What is expected — Please pull out every line that includes the string "this".

Dataset —
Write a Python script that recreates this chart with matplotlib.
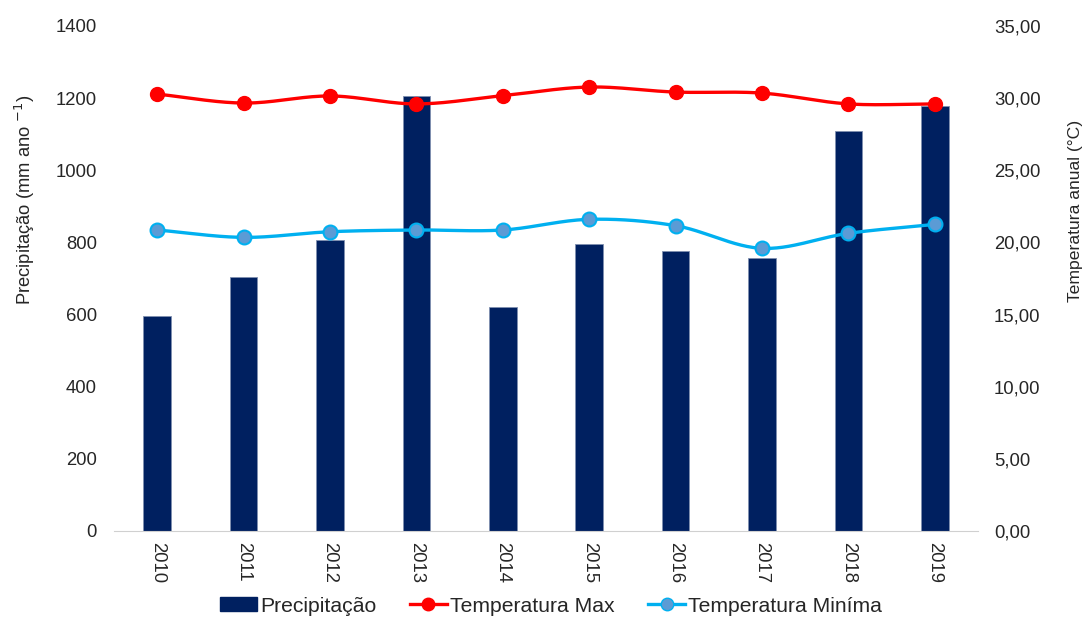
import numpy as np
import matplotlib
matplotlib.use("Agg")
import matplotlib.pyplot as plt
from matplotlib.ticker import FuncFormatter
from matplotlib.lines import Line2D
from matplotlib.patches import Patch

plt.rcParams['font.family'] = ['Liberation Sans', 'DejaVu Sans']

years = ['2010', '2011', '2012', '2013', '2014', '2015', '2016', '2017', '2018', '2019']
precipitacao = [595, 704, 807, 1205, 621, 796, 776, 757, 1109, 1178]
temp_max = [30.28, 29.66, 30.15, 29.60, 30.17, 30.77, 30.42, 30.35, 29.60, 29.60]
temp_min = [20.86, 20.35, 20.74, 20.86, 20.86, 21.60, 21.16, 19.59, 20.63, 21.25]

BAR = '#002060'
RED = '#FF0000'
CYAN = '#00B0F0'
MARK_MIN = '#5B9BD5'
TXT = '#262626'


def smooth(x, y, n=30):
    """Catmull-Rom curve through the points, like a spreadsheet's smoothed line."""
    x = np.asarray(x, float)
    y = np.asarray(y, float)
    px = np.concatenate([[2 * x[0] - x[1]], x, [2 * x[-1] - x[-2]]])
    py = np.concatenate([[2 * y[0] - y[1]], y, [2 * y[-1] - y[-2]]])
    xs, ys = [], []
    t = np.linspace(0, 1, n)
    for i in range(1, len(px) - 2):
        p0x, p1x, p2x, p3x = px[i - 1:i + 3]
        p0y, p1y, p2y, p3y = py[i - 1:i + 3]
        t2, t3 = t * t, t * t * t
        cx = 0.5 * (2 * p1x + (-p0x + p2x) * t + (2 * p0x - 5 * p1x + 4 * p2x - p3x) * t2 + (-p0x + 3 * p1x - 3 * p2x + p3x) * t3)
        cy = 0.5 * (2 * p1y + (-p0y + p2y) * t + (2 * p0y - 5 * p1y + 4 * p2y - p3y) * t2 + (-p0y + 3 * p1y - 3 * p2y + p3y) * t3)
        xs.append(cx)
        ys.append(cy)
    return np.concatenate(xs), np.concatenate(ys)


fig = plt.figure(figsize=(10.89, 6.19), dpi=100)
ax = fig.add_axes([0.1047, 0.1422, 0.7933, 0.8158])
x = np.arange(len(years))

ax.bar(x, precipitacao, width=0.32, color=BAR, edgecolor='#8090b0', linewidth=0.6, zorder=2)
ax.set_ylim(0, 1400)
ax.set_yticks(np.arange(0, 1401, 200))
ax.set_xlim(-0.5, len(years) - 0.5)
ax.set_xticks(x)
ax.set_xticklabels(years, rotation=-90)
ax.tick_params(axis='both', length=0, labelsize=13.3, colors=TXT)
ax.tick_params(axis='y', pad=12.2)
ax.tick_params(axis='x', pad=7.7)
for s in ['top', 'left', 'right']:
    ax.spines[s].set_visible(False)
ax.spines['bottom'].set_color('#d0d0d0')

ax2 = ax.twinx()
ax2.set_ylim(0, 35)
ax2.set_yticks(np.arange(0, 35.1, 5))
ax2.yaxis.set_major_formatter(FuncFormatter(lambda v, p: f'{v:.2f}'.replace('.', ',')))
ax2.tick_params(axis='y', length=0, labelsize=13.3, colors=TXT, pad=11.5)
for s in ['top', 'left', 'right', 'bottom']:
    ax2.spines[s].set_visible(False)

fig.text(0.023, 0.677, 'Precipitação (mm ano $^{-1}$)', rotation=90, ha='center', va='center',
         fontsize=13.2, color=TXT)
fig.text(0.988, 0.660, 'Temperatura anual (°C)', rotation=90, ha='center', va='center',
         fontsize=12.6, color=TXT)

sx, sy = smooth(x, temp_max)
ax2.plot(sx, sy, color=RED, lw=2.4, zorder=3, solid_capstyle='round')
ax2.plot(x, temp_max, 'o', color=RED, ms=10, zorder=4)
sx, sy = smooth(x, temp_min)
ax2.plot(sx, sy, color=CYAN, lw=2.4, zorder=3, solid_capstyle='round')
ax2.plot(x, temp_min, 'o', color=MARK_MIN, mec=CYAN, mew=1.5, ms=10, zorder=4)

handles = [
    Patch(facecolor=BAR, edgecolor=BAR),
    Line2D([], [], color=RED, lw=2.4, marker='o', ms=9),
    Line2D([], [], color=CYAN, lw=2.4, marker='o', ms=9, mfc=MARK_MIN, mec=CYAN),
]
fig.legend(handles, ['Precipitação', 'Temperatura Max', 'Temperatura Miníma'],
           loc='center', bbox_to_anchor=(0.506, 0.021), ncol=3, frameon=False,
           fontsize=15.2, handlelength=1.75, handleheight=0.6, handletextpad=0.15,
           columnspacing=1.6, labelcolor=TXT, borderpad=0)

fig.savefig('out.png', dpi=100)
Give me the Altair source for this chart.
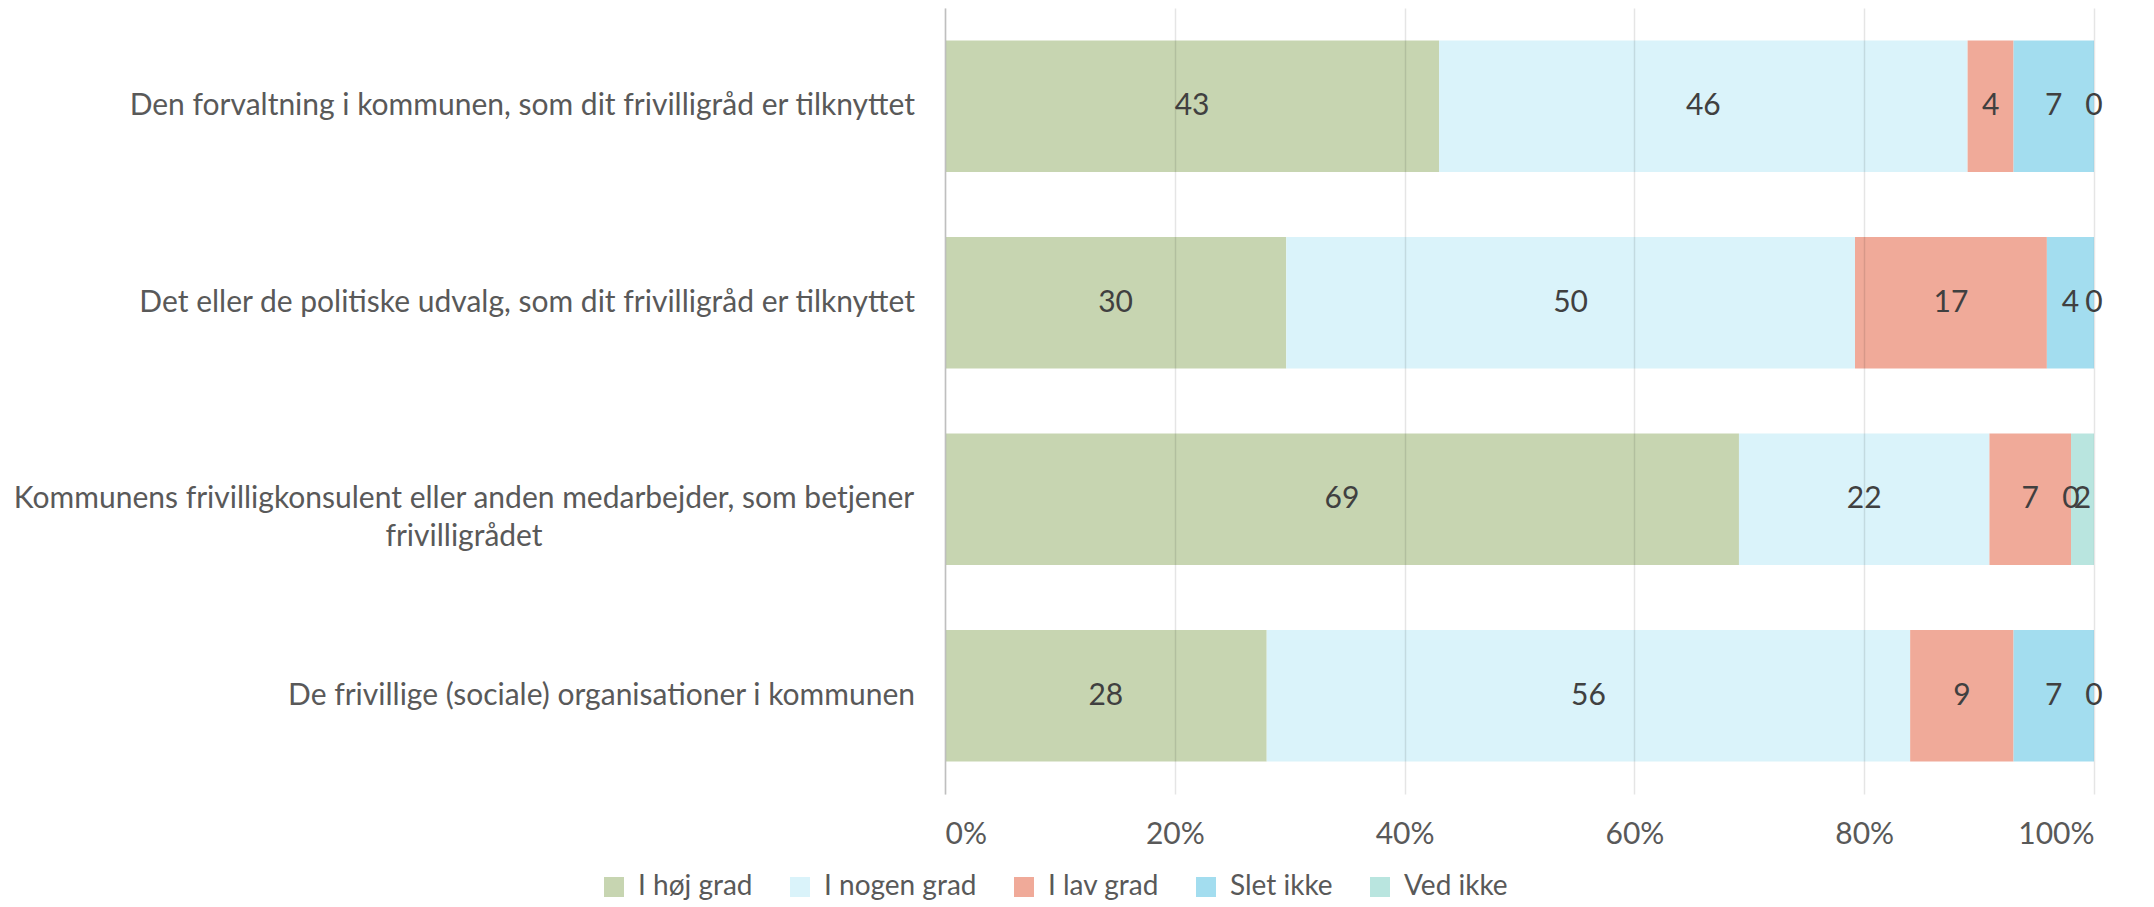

Response —
Write a Python script that recreates this chart with matplotlib.
Give me the Altair source for this chart.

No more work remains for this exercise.